Not for nothing does the first real zombie encounter happen outside of a party, at which we’ve spent the preceding 20 minutes watching the Bennets go back and forth about the virtues of pairing off for status and image, and there’s the unmistakable feeling of stratification in the plot line, where the zombies are simply another, lower level of class - a nuisance and spoiler rather than a supernatural threat.
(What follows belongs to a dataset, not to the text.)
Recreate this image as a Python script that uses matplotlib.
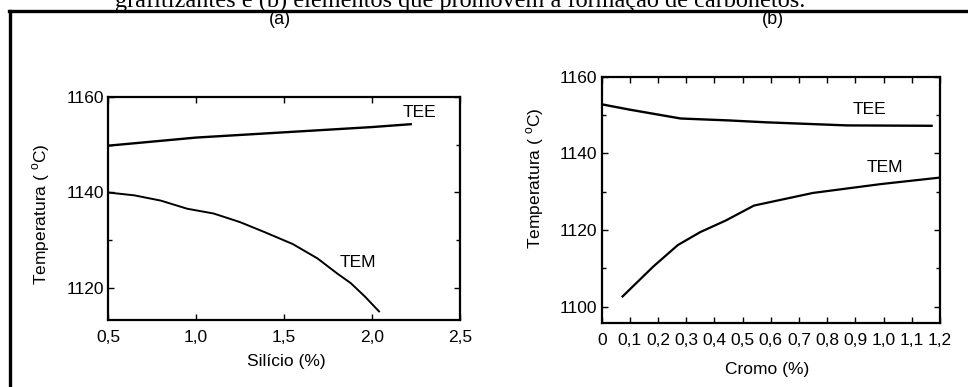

It seems silly, I know, to deconstruct and analyze metaphor and character motivation for this film, but the title is telling: the “and Zombies” bit is an added flourish onto what’s at heart a slick and YA-friendly remake of Pride and Prejudice. It has that look of elaborate chintziness about it that we get from mid-grade, second-string youth-oriented films like The Other Boleyn Girl and Tristan and Isolde: no matter how authentic the locations may be, they still look primarily like underlit sets, and no matter how much period attire you throw onto any of the characters, they still have the unfailingly fresh-faced and well-manicured look of a ready-made CW cast member. Rather than the sense that the cast is inhabiting their characters, we get a sense of shallow imitation. But I’ll say this: as much as it is lacking in conviction and depth, it’s a reasonably faithful retelling of a good story, and it follows each character’s arc accurately, if not altogether effectively.
That first zombie encounter outside the party, by the way, has a nicely gruesome punch line to it for a PG-13 film, one that works literally and on the level of light metaphor. It’s a shame that the action sequence that follows it - and the others that take place throughout the runtime, up to and including the movie’s climactic events - is so paint by numbers in such a hectic and choppy way. There reaches a point where a scene has one cut too many and one camera movement too many, and the events onscreen disappear into sludgy mass of movement that’s almost impossible to parse.
I sat fairly close to the screen in a large-format theater, so the action sequences in Pride and Prejudice and Zombies might pop with a little more clarity from further back, or on a smaller screen. But I don’t think that’s likely the case; I’ve sat about as close to screenings of several large-scale films without the attendant confusion, and I think the culprits here are simply poor framing and editing. It’s not insignificant that this wouldn’t be nearly the issue it is were the movie more focused on its subtext. For that, the movie’s level of intelligence was higher than I expected and higher than it probably needed to be. It’s the third-best film of 2016 I’ve seen thus far; take from that what you will.